I want to be precise about this because "they charge more" is vague. Here is the exact comparison.
I found a GIA 1ct F-VS1 round, Excellent, no fluorescence on Blue Nile: $5,890.
I then searched the same GIA report number on Brilliant Earth.
Brilliant Earth listed the identical stone — same GIA number, same physical diamond — at $6,990.
Difference: $1,100 for the same stone with the same GIA certificate.
I called Brilliant Earth to ask directly. Their response:
"Brilliant Earth offers Beyond Conflict Free™ sourcing, recycled precious metals, and a commitment to ethical supply chains. Our pricing reflects the additional due diligence we perform on every stone."
I asked: "Is the GIA stone itself sourced differently through you vs Blue Nile?"
Long pause. Then: "The stone meets our ethical sourcing standards."
The GIA certificate is issued to the stone, not the retailer. The same stone in the same GIA report does not have a different provenance depending on which website lists it. The $1,100 is for Brilliant Earth's brand, packaging, and marketing — not for a different or more ethical diamond.
If ethical sourcing genuinely matters to you: look at Canadian diamonds (Canadamark certified), or lab-grown diamonds which have zero mining provenance concerns. Both are legitimate and priced fairly.
Do not pay a $1,100 premium for the same GIA stone.
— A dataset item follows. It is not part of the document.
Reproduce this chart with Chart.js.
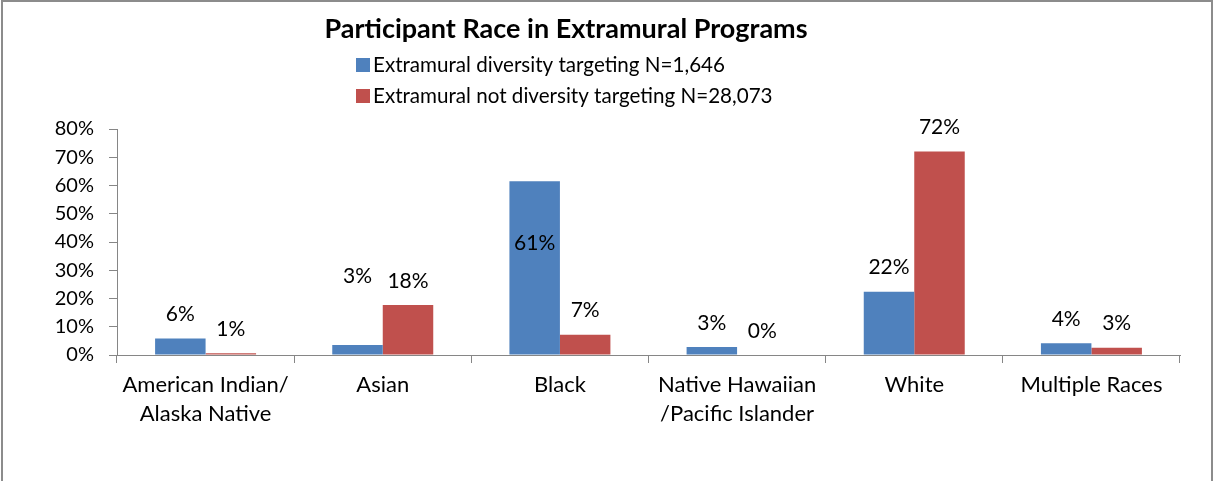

The GIA report number is the diamond's fingerprint. The stone does not change depending on which retailer lists it. Brilliant Earth's "Beyond Conflict Free" sourcing claim is applied at the point of acquisition — if they acquire a stone that was already in the market, the provenance history is the same as any other retailer handling that stone. The $1,100 is for the Brilliant Earth brand. That is a legitimate business model but buyers should understand what they are and are not paying for.